Source code of charts:
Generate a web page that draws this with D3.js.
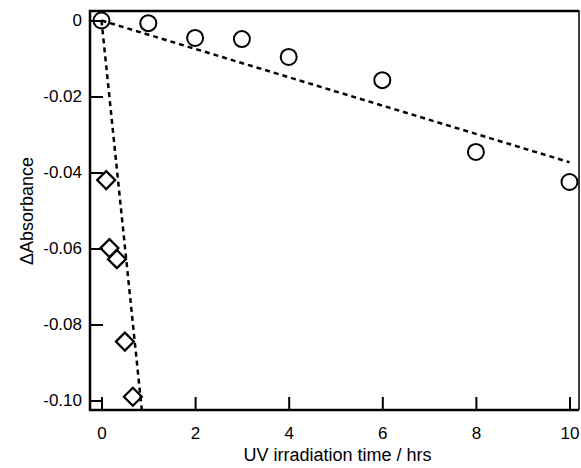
<!DOCTYPE html>
<html>
<head>
<meta charset="utf-8">
<script src="https://cdn.jsdelivr.net/npm/d3@7"></script>
<style>
	html, body { margin: 0; padding: 0; background: #fff; }
	svg { display: block; font-family: 'Liberation Sans', Arial, sans-serif; }
</style>
</head>
<body>
<svg width="581" height="468"></svg>
<script>
// circles: long irradiation series
const hrsA = [0, 1, 2, 3, 4, 6, 8, 10]
const absA = [0, -0.0007, -0.0046, -0.0049, -0.0096, -0.0157, -0.0346, -0.0425]

// diamonds: short irradiation series
const hrsB = [0, 0.1, 0.17, 0.33, 0.5, 0.67]
const absB = [0, -0.042, -0.0599, -0.0628, -0.0845, -0.099]

// linear fits through origin (slope per hr) and x range
const fitSlope = [-0.00373, -0.119]
const fitEnd = [10, 1]

const xTicks = [0, 2, 4, 6, 8, 10]
const yTicks = [0, -0.02, -0.04, -0.06, -0.08, -0.10]

const svg = d3.select('svg')

const mLeft = 90, mRight = 579, mTop = 11, mBottom = 410

let scX = d3.scaleLinear()
	.domain([-0.2457, 10.203])
	.range([mLeft, mRight])

let scY = d3.scaleLinear()
	.domain([0.0025, -0.1025])
	.range([mTop, mBottom])

svg.append('clipPath').attr('id', 'plot')
	.append('rect')
	.attr('x', mLeft).attr('y', mTop)
	.attr('width', mRight - mLeft).attr('height', mBottom - mTop)

// axes with inward ticks
let gy = svg.append('g')
	.attr('transform', `translate(${mLeft},0)`)
	.call(d3.axisLeft(scY)
		.tickValues(yTicks)
		.tickSizeInner(-13).tickSizeOuter(0)
		.tickPadding(8)
		.tickFormat(d => d === 0 ? '0' : d.toFixed(2)))

let gx = svg.append('g')
	.attr('transform', `translate(0,${mBottom})`)
	.call(d3.axisBottom(scX)
		.tickValues(xTicks)
		.tickSizeInner(-13).tickSizeOuter(0)
		.tickPadding(17)
		.tickFormat(d => String(d)))

svg.selectAll('.domain').remove()
svg.selectAll('.tick line').attr('stroke', '#000').attr('stroke-width', 2)
svg.selectAll('.tick text')
	.attr('fill', '#000')
	.style('font-size', '17px')
	.style('font-family', "'Liberation Sans', Arial, sans-serif")

// frame
svg.append('path')
	.attr('fill', 'none')
	.attr('stroke', '#000')
	.attr('stroke-width', 1.5)
	.attr('d', `M${mLeft},${mTop} H${mRight} V${mBottom}`)
svg.append('path')
	.attr('fill', 'none')
	.attr('stroke', '#000')
	.attr('stroke-width', 2.5)
	.attr('d', `M${mRight},${mBottom} H${mLeft} V${mTop} H${mRight}`)

// fit lines
let fits = svg.append('g').attr('clip-path', 'url(#plot)')
fitSlope.forEach((s, i) => {
	fits.append('line')
	.attr('x1', scX(0)).attr('y1', scY(0))
	.attr('x2', scX(fitEnd[i])).attr('y2', scY(s * fitEnd[i]))
	.attr('stroke', '#000')
	.attr('stroke-width', 2.5)
	.attr('stroke-dasharray', '5,4')
})

// circles
svg.append('g')
	.selectAll('circle')
	.data(hrsA.map((h, i) => ({x: h, y: absA[i]}))).enter()
	.append('circle')
	.attr('cx', d => scX(d.x))
	.attr('cy', d => scY(d.y))
	.attr('r', 8)
	.attr('fill', 'none')
	.attr('stroke', '#000')
	.attr('stroke-width', 2)

// diamonds
svg.append('g')
	.selectAll('path')
	.data(hrsB.map((h, i) => ({x: h, y: absB[i]})).slice(1)).enter()
	.append('path')
	.attr('transform', d => `translate(${scX(d.x)},${scY(d.y)})`)
	.attr('d', 'M0,-9 L9,0 L0,9 L-9,0 Z')
	.attr('fill', 'none')
	.attr('stroke', '#000')
	.attr('stroke-width', 2.2)

// axis titles
svg.append('text')
	.attr('x', (mLeft + mRight) / 2 + 3)
	.attr('y', 461)
	.attr('text-anchor', 'middle')
	.style('font-size', '18px')
	.text('UV irradiation time / hrs')

svg.append('text')
	.attr('transform', 'translate(33,211) rotate(-90)')
	.attr('text-anchor', 'middle')
	.style('font-size', '18px')
	.text('ΔAbsorbance')
</script>
</body>
</html>
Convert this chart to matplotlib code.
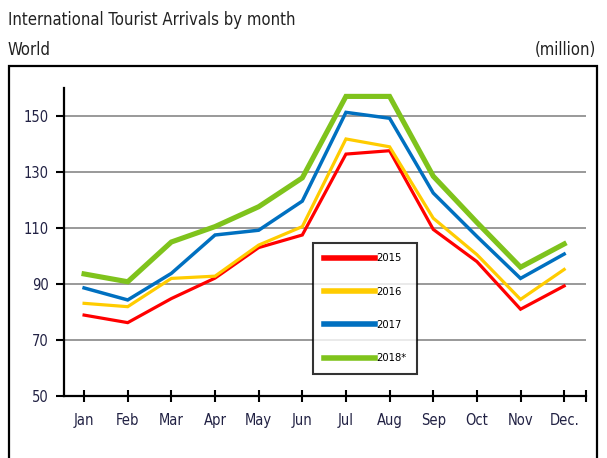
import matplotlib
matplotlib.use("Agg")
import matplotlib.pyplot as plt
from matplotlib.patches import Rectangle

plt.rcParams['font.family'] = ['DejaVu Sans']
plt.rcParams['font.stretch'] = 'condensed'

months = ['Jan', 'Feb', 'Mar', 'Apr', 'May', 'Jun', 'Jul', 'Aug', 'Sep', 'Oct', 'Nov', 'Dec.']
y2015 = [78.9, 76.2, 84.8, 92.1, 103.0, 107.5, 136.4, 137.6, 109.5, 98.0, 81.0, 89.3]
y2016 = [83.1, 81.9, 92.0, 92.8, 103.9, 110.5, 141.8, 139.0, 113.5, 100.5, 84.5, 95.2]
y2017 = [88.6, 84.3, 93.8, 107.5, 109.2, 119.6, 151.3, 149.2, 122.5, 107.0, 92.0, 100.7]
y2018 = [93.6, 90.8, 105.0, 110.5, 117.6, 127.9, 157.0, 157.0, 128.5, 112.0, 96.0, 104.3]
series = ['2015', '2016', '2017', '2018*']
colors = ['#ff0000', '#ffcc00', '#0070c0', '#7fc31c']
widths = [2.3, 2.3, 2.5, 3.7]
yticks = [50, 70, 90, 110, 130, 150]

fig = plt.figure(figsize=(6.07, 4.58), dpi=100)
ax = fig.add_axes([64/607, 1-396/458, 522/607, 308/458])

x = list(range(len(months)))
for vals, lab, c, lw in zip([y2015, y2016, y2017, y2018], series, colors, widths):
    ax.plot(x, vals, color=c, lw=lw, label=lab, solid_joinstyle='miter')

ax.set_xlim(-0.46, 11.5)
ax.set_ylim(50, 160)
ax.set_yticks(yticks)
ax.set_xticks(x)
ax.set_xticklabels(months)
ax.set_xticks([11.5], minor=True)
ax.yaxis.grid(True, color='#888888', lw=1.2)
ax.set_axisbelow(True)

for s in ['top', 'right']:
    ax.spines[s].set_visible(False)
for s in ['left', 'bottom']:
    ax.spines[s].set_linewidth(1.6)
ax.tick_params(axis='y', length=6, width=1.5, labelsize=10.5, colors='black', labelcolor='#222244', pad=5)
ax.tick_params(axis='x', which='both', direction='inout', length=9, width=1.5, labelsize=10.5,
               labelcolor='#222244', pad=8)

leg = ax.legend(loc='upper left', bbox_to_anchor=(0.477, 0.497), fontsize=8, frameon=True,
                fancybox=False, edgecolor='black', handlelength=4.6, handletextpad=0.1,
                labelspacing=2.1, borderpad=0.95, borderaxespad=0)
leg.get_frame().set_linewidth(1.5)
for h in leg.get_lines():
    h.set_linewidth(4)

fig.text(8/607, 1-20/458, 'International Tourist Arrivals by month', fontsize=12, va='center', color='#222222')
fig.text(8/607, 1-50/458, 'World', fontsize=12, va='center', color='#222222')
fig.text(596/607, 1-50/458, '(million)', fontsize=12, va='center', ha='right', color='#222222')

fig.add_artist(Rectangle((9/607, -0.05), 588/607, 0.05 + 1-66/458, transform=fig.transFigure,
                         fill=False, ec='black', lw=1.6))

fig.savefig('out.png', dpi=100)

> GOAL:
Give back each entry exactly as it appears, with no pictures.

> EXERCISE ANSWER:
Generate a web page that draws this with D3.js.
<!DOCTYPE html>
<html>
<head>
<meta charset="utf-8">
<script src="https://cdn.jsdelivr.net/npm/d3@7"></script>
<style>
	html, body { margin: 0; padding: 0; background: #fff; }
	svg { display: block; font-family: 'Liberation Sans', Arial, sans-serif; }
</style>
</head>
<body>
<svg width="581" height="468"></svg>
<script>
// circles: long irradiation series
const hrsA = [0, 1, 2, 3, 4, 6, 8, 10]
const absA = [0, -0.0007, -0.0046, -0.0049, -0.0096, -0.0157, -0.0346, -0.0425]

// diamonds: short irradiation series
const hrsB = [0, 0.1, 0.17, 0.33, 0.5, 0.67]
const absB = [0, -0.042, -0.0599, -0.0628, -0.0845, -0.099]

// linear fits through origin (slope per hr) and x range
const fitSlope = [-0.00373, -0.119]
const fitEnd = [10, 1]

const xTicks = [0, 2, 4, 6, 8, 10]
const yTicks = [0, -0.02, -0.04, -0.06, -0.08, -0.10]

const svg = d3.select('svg')

const mLeft = 90, mRight = 579, mTop = 11, mBottom = 410

let scX = d3.scaleLinear()
	.domain([-0.2457, 10.203])
	.range([mLeft, mRight])

let scY = d3.scaleLinear()
	.domain([0.0025, -0.1025])
	.range([mTop, mBottom])

svg.append('clipPath').attr('id', 'plot')
	.append('rect')
	.attr('x', mLeft).attr('y', mTop)
	.attr('width', mRight - mLeft).attr('height', mBottom - mTop)

// axes with inward ticks
let gy = svg.append('g')
	.attr('transform', `translate(${mLeft},0)`)
	.call(d3.axisLeft(scY)
		.tickValues(yTicks)
		.tickSizeInner(-13).tickSizeOuter(0)
		.tickPadding(8)
		.tickFormat(d => d === 0 ? '0' : d.toFixed(2)))

let gx = svg.append('g')
	.attr('transform', `translate(0,${mBottom})`)
	.call(d3.axisBottom(scX)
		.tickValues(xTicks)
		.tickSizeInner(-13).tickSizeOuter(0)
		.tickPadding(17)
		.tickFormat(d => String(d)))

svg.selectAll('.domain').remove()
svg.selectAll('.tick line').attr('stroke', '#000').attr('stroke-width', 2)
svg.selectAll('.tick text')
	.attr('fill', '#000')
	.style('font-size', '17px')
	.style('font-family', "'Liberation Sans', Arial, sans-serif")

// frame
svg.append('path')
	.attr('fill', 'none')
	.attr('stroke', '#000')
	.attr('stroke-width', 1.5)
	.attr('d', `M${mLeft},${mTop} H${mRight} V${mBottom}`)
svg.append('path')
	.attr('fill', 'none')
	.attr('stroke', '#000')
	.attr('stroke-width', 2.5)
	.attr('d', `M${mRight},${mBottom} H${mLeft} V${mTop} H${mRight}`)

// fit lines
let fits = svg.append('g').attr('clip-path', 'url(#plot)')
fitSlope.forEach((s, i) => {
	fits.append('line')
	.attr('x1', scX(0)).attr('y1', scY(0))
	.attr('x2', scX(fitEnd[i])).attr('y2', scY(s * fitEnd[i]))
	.attr('stroke', '#000')
	.attr('stroke-width', 2.5)
	.attr('stroke-dasharray', '5,4')
})

// circles
svg.append('g')
	.selectAll('circle')
	.data(hrsA.map((h, i) => ({x: h, y: absA[i]}))).enter()
	.append('circle')
	.attr('cx', d => scX(d.x))
	.attr('cy', d => scY(d.y))
	.attr('r', 8)
	.attr('fill', 'none')
	.attr('stroke', '#000')
	.attr('stroke-width', 2)

// diamonds
svg.append('g')
	.selectAll('path')
	.data(hrsB.map((h, i) => ({x: h, y: absB[i]})).slice(1)).enter()
	.append('path')
	.attr('transform', d => `translate(${scX(d.x)},${scY(d.y)})`)
	.attr('d', 'M0,-9 L9,0 L0,9 L-9,0 Z')
	.attr('fill', 'none')
	.attr('stroke', '#000')
	.attr('stroke-width', 2.2)

// axis titles
svg.append('text')
	.attr('x', (mLeft + mRight) / 2 + 3)
	.attr('y', 461)
	.attr('text-anchor', 'middle')
	.style('font-size', '18px')
	.text('UV irradiation time / hrs')

svg.append('text')
	.attr('transform', 'translate(33,211) rotate(-90)')
	.attr('text-anchor', 'middle')
	.style('font-size', '18px')
	.text('ΔAbsorbance')
</script>
</body>
</html>
Convert this chart to matplotlib code.
import matplotlib
matplotlib.use("Agg")
import matplotlib.pyplot as plt
from matplotlib.patches import Rectangle

plt.rcParams['font.family'] = ['DejaVu Sans']
plt.rcParams['font.stretch'] = 'condensed'

months = ['Jan', 'Feb', 'Mar', 'Apr', 'May', 'Jun', 'Jul', 'Aug', 'Sep', 'Oct', 'Nov', 'Dec.']
y2015 = [78.9, 76.2, 84.8, 92.1, 103.0, 107.5, 136.4, 137.6, 109.5, 98.0, 81.0, 89.3]
y2016 = [83.1, 81.9, 92.0, 92.8, 103.9, 110.5, 141.8, 139.0, 113.5, 100.5, 84.5, 95.2]
y2017 = [88.6, 84.3, 93.8, 107.5, 109.2, 119.6, 151.3, 149.2, 122.5, 107.0, 92.0, 100.7]
y2018 = [93.6, 90.8, 105.0, 110.5, 117.6, 127.9, 157.0, 157.0, 128.5, 112.0, 96.0, 104.3]
series = ['2015', '2016', '2017', '2018*']
colors = ['#ff0000', '#ffcc00', '#0070c0', '#7fc31c']
widths = [2.3, 2.3, 2.5, 3.7]
yticks = [50, 70, 90, 110, 130, 150]

fig = plt.figure(figsize=(6.07, 4.58), dpi=100)
ax = fig.add_axes([64/607, 1-396/458, 522/607, 308/458])

x = list(range(len(months)))
for vals, lab, c, lw in zip([y2015, y2016, y2017, y2018], series, colors, widths):
    ax.plot(x, vals, color=c, lw=lw, label=lab, solid_joinstyle='miter')

ax.set_xlim(-0.46, 11.5)
ax.set_ylim(50, 160)
ax.set_yticks(yticks)
ax.set_xticks(x)
ax.set_xticklabels(months)
ax.set_xticks([11.5], minor=True)
ax.yaxis.grid(True, color='#888888', lw=1.2)
ax.set_axisbelow(True)

for s in ['top', 'right']:
    ax.spines[s].set_visible(False)
for s in ['left', 'bottom']:
    ax.spines[s].set_linewidth(1.6)
ax.tick_params(axis='y', length=6, width=1.5, labelsize=10.5, colors='black', labelcolor='#222244', pad=5)
ax.tick_params(axis='x', which='both', direction='inout', length=9, width=1.5, labelsize=10.5,
               labelcolor='#222244', pad=8)

leg = ax.legend(loc='upper left', bbox_to_anchor=(0.477, 0.497), fontsize=8, frameon=True,
                fancybox=False, edgecolor='black', handlelength=4.6, handletextpad=0.1,
                labelspacing=2.1, borderpad=0.95, borderaxespad=0)
leg.get_frame().set_linewidth(1.5)
for h in leg.get_lines():
    h.set_linewidth(4)

fig.text(8/607, 1-20/458, 'International Tourist Arrivals by month', fontsize=12, va='center', color='#222222')
fig.text(8/607, 1-50/458, 'World', fontsize=12, va='center', color='#222222')
fig.text(596/607, 1-50/458, '(million)', fontsize=12, va='center', ha='right', color='#222222')

fig.add_artist(Rectangle((9/607, -0.05), 588/607, 0.05 + 1-66/458, transform=fig.transFigure,
                         fill=False, ec='black', lw=1.6))

fig.savefig('out.png', dpi=100)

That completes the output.